Strategy is needed in order for you to know what you will trade, which way you will trade, how you will trade. This basically covers the investigation, analysis, research and techniques that you use to get in and out of trades.

Trading psychology is needed to keep a balanced mind whilst trading, this stops your emotions leading the trade.

Risk Management is essential in order to keep control of losses and the account as a whole. Whilst this is often considered the boring or dull part, it is also the part that will stop you from blowing your account. It is therefore well worth your while starting your trading journey from here.

If one on these pillars is missing, then trading will not come together in the profitable way that you envisage.

Imagine you had a balanced mind, so trading psychology plus strategy, but you had no risk management, this would make you on par with a gambler.

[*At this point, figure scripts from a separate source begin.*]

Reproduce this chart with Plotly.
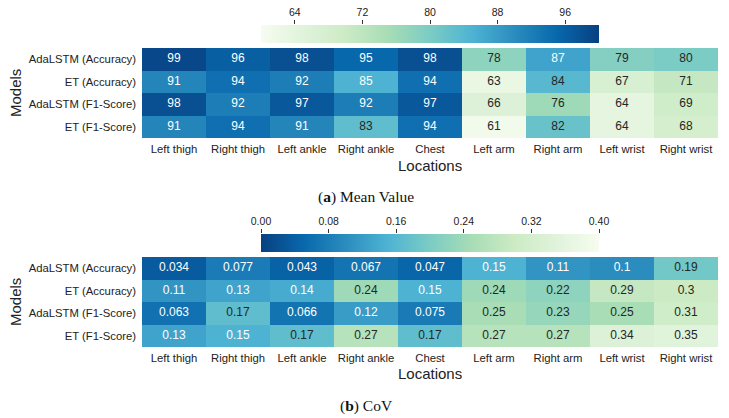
import plotly.graph_objects as go

locations = ["Left thigh", "Right thigh", "Left ankle", "Right ankle", "Chest",
             "Left arm", "Right arm", "Left wrist", "Right wrist"]
models = ["AdaLSTM (Accuracy)", "ET (Accuracy)", "AdaLSTM (F1-Score)", "ET (F1-Score)"]

mean_values = [
    [99, 96, 98, 95, 98, 78, 87, 79, 80],
    [91, 94, 92, 85, 94, 63, 84, 67, 71],
    [98, 92, 97, 92, 97, 66, 76, 64, 69],
    [91, 94, 91, 83, 94, 61, 82, 64, 68],
]
cov_values = [
    [0.034, 0.077, 0.043, 0.067, 0.047, 0.15, 0.11, 0.10, 0.19],
    [0.11, 0.13, 0.14, 0.24, 0.15, 0.24, 0.22, 0.29, 0.30],
    [0.063, 0.17, 0.066, 0.12, 0.075, 0.25, 0.23, 0.25, 0.31],
    [0.13, 0.15, 0.17, 0.27, 0.17, 0.27, 0.27, 0.34, 0.35],
]
mean_ticks = [64, 72, 80, 88, 96]
mean_range = [60, 100]
cov_ticks = [0.00, 0.08, 0.16, 0.24, 0.32, 0.40]
cov_range = [0, 0.4]

GNBU = ["rgb(247,252,240)", "rgb(224,243,219)", "rgb(204,235,197)", "rgb(168,221,181)",
        "rgb(123,204,196)", "rgb(78,179,211)", "rgb(43,140,190)", "rgb(8,104,172)",
        "rgb(8,64,129)"]
scale = [[i / (len(GNBU) - 1), c] for i, c in enumerate(GNBU)]
scale_r = [[i / (len(GNBU) - 1), c] for i, c in enumerate(GNBU[::-1])]

W, H = 729, 418
x0, x1 = 142 / W, 718 / W
cb_x0, cb_x1 = 261 / W, 599 / W
top_dom = [1 - 138 / H, 1 - 48 / H]
bot_dom = [1 - 347 / H, 1 - 257 / H]
top_cb = [1 - 43 / H, 1 - 25 / H]
bot_cb = [1 - 252 / H, 1 - 234 / H]

SANS = "Liberation Sans, Arial, sans-serif"
SERIF = "Liberation Serif, Times New Roman, serif"
TXT = "#222"

fig = go.Figure()

def add_block(values, xa, ya, cscale, rng, cb_dom, white_fn, cb_xa, cb_ya):
    fig.add_trace(go.Heatmap(
        z=values, x=locations, y=models, colorscale=cscale, zmin=rng[0], zmax=rng[1],
        xaxis=xa, yaxis=ya, hoverinfo="skip",
        colorbar=dict(orientation="h", x=(cb_x0 + cb_x1) / 2, xanchor="center",
                      len=cb_x1 - cb_x0, lenmode="fraction", thickness=cb_dom[1] - cb_dom[0],
                      thicknessmode="fraction",
                      y=cb_dom[0], yanchor="bottom", ypad=0, xpad=0, outlinewidth=0,
                      showticklabels=False, ticks=""),
    ))
    xs, ys, txt, cols = [], [], [], []
    for r, row in enumerate(values):
        for c, v in enumerate(row):
            xs.append(locations[c]); ys.append(models[r])
            txt.append(f"{v:.2g}")
            cols.append("white" if white_fn(v) else "#262626")
    fig.add_trace(go.Scatter(x=xs, y=ys, mode="text", text=txt, xaxis=xa, yaxis=ya,
                             textfont=dict(family=SANS, size=12, color=cols),
                             hoverinfo="skip", showlegend=False))
    # invisible carrier trace so the colorbar tick axis gets drawn
    fig.add_trace(go.Scatter(x=rng, y=[0.5, 0.5], mode="lines", line=dict(width=0),
                             opacity=0, xaxis=cb_xa, yaxis=cb_ya,
                             hoverinfo="skip", showlegend=False))

add_block(mean_values, "x", "y", scale, mean_range, top_cb, lambda v: v >= 85, "x3", "y3")
add_block(cov_values, "x2", "y2", scale_r, cov_range, bot_cb, lambda v: v <= 0.15, "x4", "y4")

axis_x = dict(domain=[x0, x1], showgrid=False, zeroline=False, ticks="",
              tickfont=dict(family=SANS, size=11.3, color=TXT), ticklabelstandoff=3)
axis_y = dict(showgrid=False, zeroline=False, ticks="", autorange="reversed",
              tickfont=dict(family=SANS, size=11.3, color=TXT), ticklabelstandoff=5)
cb_axis = dict(domain=[cb_x0, cb_x1], side="top", showgrid=False, zeroline=False,
               ticks="outside", ticklen=4, tickcolor="#333", showline=False,
               tickfont=dict(family=SANS, size=10.5, color=TXT), fixedrange=True)
cb_yaxis = dict(visible=False, range=[0, 1], showgrid=False, zeroline=False, fixedrange=True)

fig.update_layout(
    width=W, height=H, margin=dict(l=0, r=0, t=0, b=0, autoexpand=False),
    paper_bgcolor="white", plot_bgcolor="rgba(0,0,0,0)", showlegend=False,
    xaxis=dict(axis_x, anchor="y"),
    yaxis=dict(axis_y, domain=top_dom, anchor="x"),
    xaxis2=dict(axis_x, anchor="y2"),
    yaxis2=dict(axis_y, domain=bot_dom, anchor="x2"),
    xaxis3=dict(cb_axis, anchor="y3", range=mean_range, tickvals=mean_ticks, tickformat="d"),
    yaxis3=dict(cb_yaxis, domain=top_cb, anchor="x3"),
    xaxis4=dict(cb_axis, anchor="y4", range=cov_range, tickvals=cov_ticks, tickformat=".2f"),
    yaxis4=dict(cb_yaxis, domain=bot_cb, anchor="x4"),
)

ann = [
    dict(text="Locations", x=430 / W, y=1 - 165 / H, font=dict(family=SANS, size=15, color=TXT)),
    dict(text="Locations", x=430 / W, y=1 - 373 / H, font=dict(family=SANS, size=15, color=TXT)),
    dict(text="Models", x=15 / W, y=1 - 93 / H, textangle=-90, font=dict(family=SANS, size=15, color=TXT)),
    dict(text="Models", x=15 / W, y=1 - 302 / H, textangle=-90, font=dict(family=SANS, size=15, color=TXT)),
    dict(text="(<b>a</b>) Mean Value", x=366 / W, y=1 - 197 / H, font=dict(family=SERIF, size=15.5, color="#111")),
    dict(text="(<b>b</b>) CoV", x=366 / W, y=1 - 406 / H, font=dict(family=SERIF, size=15.5, color="#111")),
]
for a in ann:
    fig.add_annotation(xref="paper", yref="paper", showarrow=False,
                       xanchor="center", yanchor="middle", **a)

fig.write_html("out.html", config={"displayModeBar": False},
               post_script="document.body.style.margin='0';")
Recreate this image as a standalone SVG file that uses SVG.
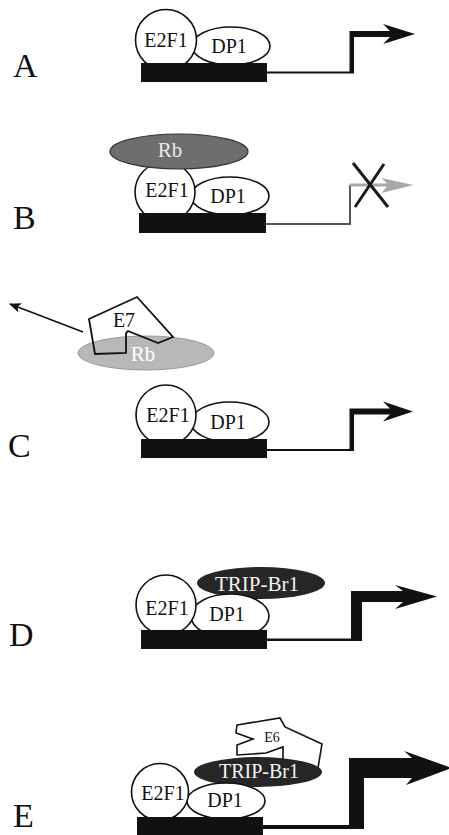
<svg xmlns="http://www.w3.org/2000/svg" width="449" height="835" viewBox="0 0 449 835">
  <style>
    .lbl { font-family: "Liberation Serif", "Times New Roman", serif; fill: #111; }
    .panel { font-size: 34px; }
    .prot { font-size: 20px; text-anchor: middle; }
    .small { font-size: 14px; text-anchor: middle; }
    .inv { fill: #f4f4f4; }
    .e2f1 { fill: #fff; stroke: #111; stroke-width: 1.6; }
    .dp1 { fill: #fff; stroke: #111; stroke-width: 1.6; }
    .dna { fill: #111; }
    .tx { fill: #111; }
  </style>
  <defs>
    <marker id="head" viewBox="0 0 12 10" refX="11" refY="5" markerWidth="12" markerHeight="10" markerUnits="userSpaceOnUse" orient="auto">
      <path d="M0,0 L12,5 L0,10 L3,5 Z" fill="#111"/>
    </marker>
  </defs>
  <rect width="449" height="835" fill="#fff"/>

  <!-- panel letters -->
  <g id="letters">
    <text class="lbl panel" x="13" y="77">A</text>
    <text class="lbl panel" x="13" y="229">B</text>
    <text class="lbl panel" x="8" y="457">C</text>
    <text class="lbl panel" x="9" y="646">D</text>
    <text class="lbl panel" x="13" y="827">E</text>
  </g>

  <!-- A: E2F1/DP1 on the promoter -->
  <g id="A-dp1"><ellipse class="dp1" cx="231" cy="46" rx="39" ry="19"/><text class="lbl prot" x="229" y="53">DP1</text></g>
  <g id="A-e2f1"><circle class="e2f1" cx="166" cy="40" r="30.5"/><text class="lbl prot" x="166" y="47">E2F1</text></g>
  <g id="A-dna"><rect class="dna" x="141" y="63" width="126" height="19"/></g>

  <!-- B: Rb bound, transcription blocked -->
  <g id="B-dp1"><ellipse class="dp1" cx="230" cy="196" rx="39" ry="19"/><text class="lbl prot" x="228" y="203">DP1</text></g>
  <g id="B-e2f1"><circle class="e2f1" cx="165" cy="192" r="30"/><text class="lbl prot" x="167" y="197">E2F1</text></g>
  <g id="B-dna"><rect class="dna" x="139" y="213" width="127" height="20"/></g>
  <g id="B-rb"><ellipse cx="179" cy="151.5" rx="69" ry="17.5" fill="#6e6e6e" stroke="#333" stroke-width="1.2"/><text class="lbl prot" x="170" y="157" style="fill:#eaeaea;font-size:21px">Rb</text></g>

  <!-- C: E7 carries Rb away -->
  <g id="C-rb"><ellipse cx="146" cy="353" rx="68" ry="17" fill="#b8b8b8" stroke="#9a9a9a" stroke-width="1"/><text class="lbl prot" x="143" y="361" style="fill:#fff;font-size:21px">Rb</text></g>
  <g id="C-e7"><path d="M89,319 L137,297 L173,337 L158,343 L128,331 L126,333 L126,353 L95,354 Z" fill="none" stroke="#111" stroke-width="1.8" stroke-linejoin="miter"/><text class="lbl prot" x="124" y="327">E7</text></g>
  <g id="C-dp1"><ellipse class="dp1" cx="230" cy="422" rx="39" ry="20"/><text class="lbl prot" x="228" y="429">DP1</text></g>
  <g id="C-e2f1"><circle class="e2f1" cx="166" cy="415" r="30"/><text class="lbl prot" x="168" y="422">E2F1</text></g>
  <g id="C-dna"><rect class="dna" x="141" y="439" width="126" height="19"/></g>

  <!-- D: TRIP-Br1 coactivation -->
  <g id="D-trip"><ellipse cx="261" cy="583" rx="64" ry="16" fill="#262626"/><text class="lbl prot inv" x="257" y="591" style="font-size:21px">TRIP-Br1</text></g>
  <g id="D-dp1"><ellipse class="dp1" cx="230" cy="616" rx="39" ry="22"/><text class="lbl prot" x="227" y="621">DP1</text></g>
  <g id="D-e2f1"><circle class="e2f1" cx="166" cy="605" r="30"/><text class="lbl prot" x="167" y="615">E2F1</text></g>
  <g id="D-dna"><rect class="dna" x="141" y="630" width="126" height="19"/></g>

  <!-- E: E6 enhances TRIP-Br1 -->
  <g id="E-e6"><path d="M237,725 L280,718 L285,727 L322,744 L318,768 L283,768 L283,747 L266,753 L237,755 L237,745 L253,739 L236,733 Z" fill="#fff" stroke="#111" stroke-width="1.6" stroke-linejoin="miter"/><text class="lbl small" x="272" y="742">E6</text></g>
  <g id="E-trip"><ellipse cx="258" cy="772" rx="64" ry="15" fill="#262626"/><text class="lbl prot inv" x="259" y="778">TRIP-Br1</text></g>
  <g id="E-dp1"><ellipse class="dp1" cx="226" cy="801" rx="39" ry="18"/><text class="lbl prot" x="225" y="807">DP1</text></g>
  <g id="E-e2f1"><circle class="e2f1" cx="160" cy="792" r="28.5"/><text class="lbl prot" x="163" y="800">E2F1</text></g>
  <g id="E-dna"><rect class="dna" x="137" y="817" width="126" height="20"/></g>

  <!-- transcription arrows and release arrow -->
  <g id="connectors">
    <path id="A-arrow" class="tx" d="M267,71.5 L349.5,71.5 L349.5,31 L390,31 L383,24 L415,34 L383,44 L390,37 L354,37 L354,73.5 L267,73.5 Z"/>
    <g id="B-arrow">
      <path d="M266,224 L350,224 L350,185" fill="none" stroke="#555" stroke-width="2"/>
      <path d="M350,183.5 L387,183.5 L381.5,178 L413.5,185 L381.5,193 L387,186.5 L350,186.5 Z" fill="#a8a8a8"/>
      <path d="M353,163 L388,207 M384,164 L355,207" stroke="#1a1a1a" stroke-width="3" fill="none"/>
    </g>
    <path id="C-arrow" class="tx" d="M267,449 L349.5,449 L349.5,408.5 L390,408.5 L383,401.5 L413,411.5 L383,421.5 L390,414.5 L354,414.5 L354,451 L267,451 Z"/>
    <line id="C-release" x1="83" y1="332" x2="10" y2="304" stroke="#111" stroke-width="1.6" marker-end="url(#head)"/>
    <path id="D-arrow" class="tx" d="M267,638.5 L351,638.5 L351,591 L403,591 L395,585 L437,596.5 L395,609 L403,602 L362,602 L362,641 L267,641 Z"/>
    <path id="E-arrow" class="tx" d="M263,825 L349,825 L349,758 L412,758 L404,751 L452,768 L406,785 L412,778 L364,778 L364,829 L263,829 Z"/>
  </g>
</svg>
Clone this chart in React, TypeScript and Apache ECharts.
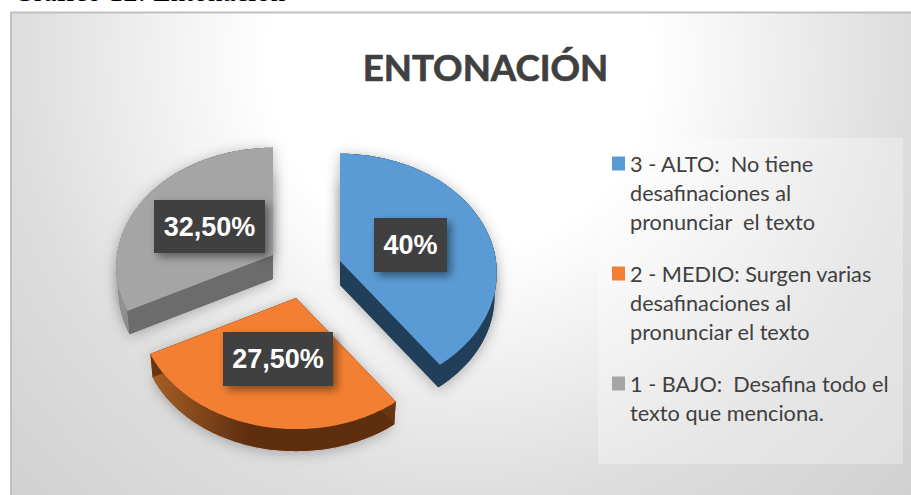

Imagine you had a strategy and risk management but no trading psychology, no balanced mindset. This would make you an insecure trader. Finally, if you had a balanced mindset and risk management but no strategy, your trading wouldn’t be going anywhere. You would essentially be stuck with no direction.

These points illustrate just how important all three pillars are when you trade. Each time you trade it is essential that you have given sufficient consideration to each of the pillars. Whilst there is a common misconception that with the right strategy you can win in trading every time, this is quite simply not true. A good strategy is just a part of what is needed to run a profitable account. This must be joined with strong risk management and a balanced mindset.